For the person who is coming to live in Japan from another culture, the shock can be significant. Walking around New York City or London or Berlin for the first time is enough of a whirlwind, what with the huge sense of the city's presence, the rush of a series of different languages, and the shadows of history, but walking through Tokyo means encountering a blast of unending lights and passing through row after row of a homogenous people, something that you don't see in those other metropolises of the world. While it is true that visible minorities have more difficulty finding employment and prosperity in many parts of the world, in Japan, if you are not native to the country, you are a visible minority. No matter what country you are from, if you are from outside Japan, you will be obvious, whether it is by virtue of the different language that you speak, or your different appearance, or your habits. It is a highly intimidating experience.

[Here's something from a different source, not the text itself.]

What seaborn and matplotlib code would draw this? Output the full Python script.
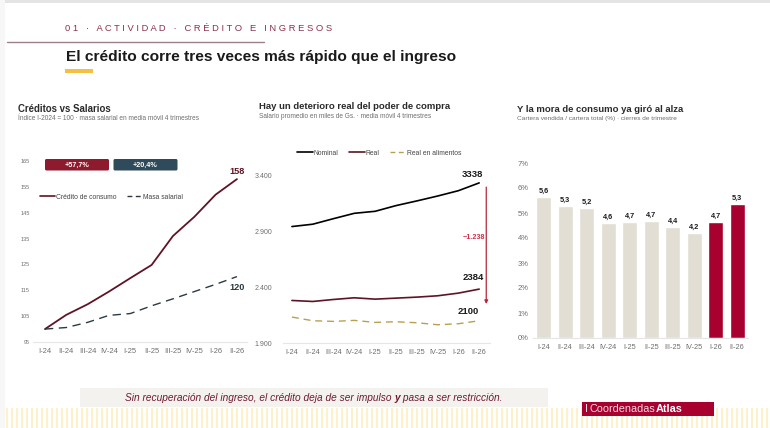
import matplotlib
matplotlib.use("Agg")
import matplotlib.pyplot as plt
import seaborn as sns
import numpy as np
import pandas as pd
from matplotlib.patches import FancyBboxPatch, Rectangle
from matplotlib.lines import Line2D

sns.set_theme(style="white")
plt.rcParams['font.family'] = ['Liberation Sans', 'DejaVu Sans']

quarters = ["I-24","II-24","III-24","IV-24","I-25","II-25","III-25","IV-25","I-26","II-26"]
credito = [100, 105.5, 109.6, 114.5, 119.7, 124.8, 136, 143.4, 152, 158]
masa = [100, 100.6, 102.6, 105.3, 106, 109, 111.7, 114.5, 117.3, 120.3]
idx_ticks = [95, 105, 115, 125, 135, 145, 155, 165]
nominal = [2946, 2967, 3017, 3065, 3083, 3134, 3176, 3220, 3268, 3338]
real = [2282, 2273, 2291, 2306, 2294, 2303, 2312, 2324, 2348, 2384]
alimentos = [2133, 2100, 2094, 2103, 2085, 2091, 2082, 2064, 2073, 2100]
sal_ticks = [1900, 2400, 2900, 3400]
sal_labels = ["1.900", "2.400", "2.900", "3.400"]
mora = [5.65, 5.3, 5.2, 4.6, 4.65, 4.7, 4.45, 4.2, 4.65, 5.35]
mora_labels = ["5,6","5,3","5,2","4,6","4,7","4,7","4,4","4,2","4,7","5,3"]
mora_ticks = [0,1,2,3,4,5,6,7]

W, H = 770, 428
fig = plt.figure(figsize=(W/100, H/100), dpi=100, facecolor="white")

MAROON = "#5e1424"
CRIMSON = "#a8002f"
GREY = "#6e6e6e"
BEIGE = "#e2ded4"

def axes_px(l, r, top, bot):
    return fig.add_axes([l/W, 1-bot/H, (r-l)/W, (bot-top)/H], facecolor="none")

bg = fig.add_axes([0, 0, 1, 1], zorder=-5)
bg.set_xlim(0, W); bg.set_ylim(H, 0); bg.axis("off")
bg.add_patch(Rectangle((0, 0), W, 2.5, color="#e4e4e4", lw=0))
bg.add_patch(Rectangle((0, 0), 5, H, color="#f7f7f7", lw=0))
bg.vlines(np.arange(7, W, 5.0), 408, 428, color="#fcf1cb", lw=1.5)
bg.add_patch(Rectangle((80, 388), 468, 19, color="#f3f2ee", lw=0))
bg.plot([7, 264], [42, 42], color="#9c7f8a", lw=1)
bg.add_patch(Rectangle((65, 69), 28, 3.5, color="#f4c042", lw=0))
bg.add_patch(Rectangle((582, 402), 132, 14, color=CRIMSON, lw=0, zorder=3))

def ptext(x, y, s, **kw):
    kw.setdefault("va", "center")
    return bg.text(x, y, s, **kw)

ptext(65, 28, "0 1   ·   A C T I V I D A D   ·   C R É D I T O   E   I N G R E S O S", color="#8a2f4a", fontsize=6.78)
ptext(66, 56.5, "El crédito corre tres veces más rápido que el ingreso", color="#1a1a1a", fontsize=11.15, fontweight="bold")
ptext(18, 108.5, "Créditos vs Salarios", color="#2a2a2a", fontsize=6.9, fontweight="bold")
ptext(18, 118, "Índice I-2024 = 100 · masa salarial en media móvil 4 trimestres", color=GREY, fontsize=4.72)
ptext(259, 106.5, "Hay un deterioro real del poder de compra", color="#2a2a2a", fontsize=6.8, fontweight="bold")
ptext(259, 116, "Salario promedio en miles de Gs. · media móvil 4 trimestres", color=GREY, fontsize=4.7)
ptext(517, 109, "Y la mora de consumo ya giró al alza", color="#2a2a2a", fontsize=6.8, fontweight="bold")
ptext(517, 118.5, "Cartera vendida / cartera total (%) · cierres de trimestre", color=GREY, fontsize=4.65)

# closing sentence: regular italic with a bold "y"
renderer = fig.canvas.get_renderer()
cursor = 125.0
for part, weight in [("Sin recuperación del ingreso, el crédito deja de ser impulso ", "normal"),
                     ("y", "bold"),
                     (" pasa a ser restricción.", "normal")]:
    t = ptext(cursor, 398, part.replace(" ", "\u00a0"), color="#6e1a30", fontsize=7.3, fontstyle="italic", fontweight=weight)
    cursor += t.get_window_extent(renderer).width

ptext(585, 409, "I", color="#f3d9df", fontsize=8, zorder=4)
ptext(589, 409, "Coordenadas", color="#f3d9df", fontsize=7.8, zorder=4)
ptext(656, 409, "Atlas", color="white", fontsize=7.8, fontweight="bold", zorder=4)

def style(ax, ticks, labels, ysize, xsize):
    sns.despine(ax=ax, left=True)
    ax.spines["bottom"].set_color("#e6e6e6")
    ax.spines["bottom"].set_linewidth(0.8)
    ax.set_yticks(ticks); ax.set_yticklabels(labels)
    ax.set_xticks(range(len(quarters))); ax.set_xticklabels(quarters)
    ax.tick_params(axis="y", length=0, labelsize=ysize, labelcolor=GREY, pad=2)
    ax.tick_params(axis="x", length=0, labelsize=xsize, labelcolor=GREY, pad=3.5)
    ax.set_xlabel(""); ax.set_ylabel("")

# Panel 1
ax1 = axes_px(33, 247, 161, 342)
df1 = pd.DataFrame({"q": range(10), "Crédito de consumo": credito, "Masa salarial": masa})
sns.lineplot(data=df1, x="q", y="Crédito de consumo", color=MAROON, lw=1.3, ax=ax1, clip_on=False)
sns.lineplot(data=df1, x="q", y="Masa salarial", color="#2b3a42", lw=1.0, ax=ax1, dashes=False, linestyle=(0, (6, 4)))
ax1.set_xlim(-0.56, 9.47); ax1.set_ylim(95, 165)
style(ax1, idx_ticks, [str(t) for t in idx_ticks], 4.0, 5.5)
ax1.tick_params(axis="y", pad=2.5)
ax1.tick_params(axis="x", pad=4.2)
ax1.annotate("158", (9, credito[-1]), xytext=(0, 3.5), textcoords="offset points", ha="center", fontsize=6.6, fontweight="bold", color=MAROON)
ax1.annotate("120", (9, masa[-1]), xytext=(0, -9.5), textcoords="offset points", ha="center", fontsize=6.6, fontweight="bold", color="#2b3a42")
ax1.legend(handles=[Line2D([], [], color=MAROON, lw=1.2), Line2D([], [], color="#2b3a42", lw=1.0, ls=(0, (3.5, 2.5)))],
           labels=["Crédito de consumo", "Masa salarial"], ncol=2, frameon=False, fontsize=4.85,
           loc="center left", bbox_to_anchor=(0.035, 0.80), handlelength=2.2, handletextpad=0.15, columnspacing=1.5,
           labelcolor="#444444", borderpad=0, borderaxespad=0)

for x0, txt, col in [(45, "+57,7%", "#8e1a2e"), (113.5, "+20,4%", "#2f4a5a")]:
    bg.add_patch(FancyBboxPatch((x0+1.5, 160.5), 61, 8.5, boxstyle="round,pad=1.5", color=col, lw=0))
    ptext(x0+32, 165, txt, color="white", fontsize=5.2, fontweight="bold", ha="center")

# Panel 2
ax2 = axes_px(283, 490, 176, 343)
df2 = pd.DataFrame({"q": range(10), "Nominal": nominal, "Real": real, "Real en alimentos": alimentos})
sns.lineplot(data=df2, x="q", y="Nominal", color="black", lw=1.2, ax=ax2)
sns.lineplot(data=df2, x="q", y="Real", color=MAROON, lw=1.2, ax=ax2)
sns.lineplot(data=df2, x="q", y="Real en alimentos", color="#b8a050", lw=1.0, ax=ax2, linestyle=(0, (5, 3.5)))
ax2.set_xlim(-0.43, 9.52); ax2.set_ylim(1900, 3400)
style(ax2, sal_ticks, sal_labels, 5.0, 5.3)
ax2.tick_params(axis="y", pad=8)
ax2.tick_params(axis="x", pad=4.2)
ax2.annotate("3338", (9, nominal[-1]), xytext=(-5, 4.5), textcoords="offset points", ha="center", fontsize=6.8, fontweight="bold", color="#1a1a1a", annotation_clip=False)
ax2.annotate("2384", (9, real[-1]), xytext=(-4, 6.5), textcoords="offset points", ha="center", fontsize=6.8, fontweight="bold", color="#1a1a1a")
ax2.annotate("2100", (9, alimentos[-1]), xytext=(-8, 5), textcoords="offset points", ha="center", fontsize=6.8, fontweight="bold", color="#1a1a1a")
ax2.annotate("", xy=(9.34, 2250), xytext=(9.34, 3300), annotation_clip=False,
             arrowprops=dict(arrowstyle="-|>", color="#b5283c", lw=0.9, mutation_scale=5, shrinkA=0, shrinkB=0))
ax2.text(9.3, 2850, "−1.238", color="#d0304a", fontsize=5.2, fontweight="bold", ha="right", va="center")
ax2.legend(handles=[Line2D([], [], color="black", lw=1.2), Line2D([], [], color=MAROON, lw=1.2),
                    Line2D([], [], color="#b8a050", lw=1.0, ls=(0, (3.5, 2.5)))],
           labels=["Nominal", "Real", "Real en alimentos"], ncol=3, frameon=False, fontsize=4.85,
           loc="center left", bbox_to_anchor=(0.068, 1.137), handlelength=2.4, handletextpad=0.1, columnspacing=1.5,
           labelcolor="#444444", borderpad=0, borderaxespad=0)

# Panel 3
ax3 = axes_px(533, 748, 163, 338)
df3 = pd.DataFrame({"q": quarters, "mora": mora})
palette = [BEIGE]*8 + [CRIMSON]*2
sns.barplot(data=df3, x="q", y="mora", hue="q", palette=palette, legend=False, width=0.68, ax=ax3, saturation=1)
ax3.set_xlim(-0.5, 9.5); ax3.set_ylim(0, 7)
style(ax3, mora_ticks, [f"{t}%" for t in mora_ticks], 5.5, 5.3)
ax3.tick_params(axis="y", pad=3)
ax3.tick_params(axis="x", pad=4.2)
for i, (v, s) in enumerate(zip(mora, mora_labels)):
    ax3.annotate(s, (i, v), xytext=(0, 1.5), textcoords="offset points", ha="center", va="bottom", fontsize=5.3, fontweight="bold", color="#1a1a1a")

fig.savefig("out.png", dpi=100)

None of this is to say that the Japanese are necessarily racist, or at least biased to a degree greater than what is found anywhere else on the planet. Also, if you have one of those coveted talents and are welcomed into Japan, you can become a hero. Just ask Bobby Valentine, the American baseball manager who won a Japanese baseball championship – and also ended up being fired by one of the teams he worked for. Because of his community involvement (and his success) he was revered in Japan, which was highly unusual for someone coming in from another country to work in baseball. There is a definite sense of pride within Japanese society, which can sometimes be taken as scorn to the outsider. However, a lot of this scorn comes from a sense that people from many other cultures do not have the same self-discipline as the Japanese do, and it can be difficult to earn respect within a culture that looks on outsiders with suspicion that borders, at times, on disdain. According to Jinen Nagase, a Liberal Democratic Party senior member, in a 2005 interview, allowing immigrants from such countries as Thailand would “create slums and boost the population of uneducated people. And eventually they'll demand the right to vote – these are problems European countries are facing now – that's why we are so cautious”(Head, 2005).
And here's the irony – the number of children in Japan declined 27 years in a row, as of 2009, and 22 percent of the populace was 65 years old or older. To avoid losing its population, according to the Liberal Democratic Party, the country needs to allow 10 million immigrants by 2059 (Japan Helping Immigrants Find Jobs, 2009).
There are many countries that are easier to immigrate into than Japan; there are few countries that are as welcoming to immigrants, at least officially, as Canada. However, just because it is easy to move from your own country of origin into Canada does not mean that your experience there will be easy. No matter where you are coming from, when you are entering a new country, there will be people who treat you with suspicion – people who think you are there to take their jobs, people who think that you should return to the place where your own culture originates, and people who simply don't like any people who are different from them. Of course, there were probably also people like that in the place that you left behind. The idea of the immigrant as a foreign, alien being, despite the many commonalities he or she would have in any country, because of all of the traits that we share, is one of the enduring ironies of the human experience.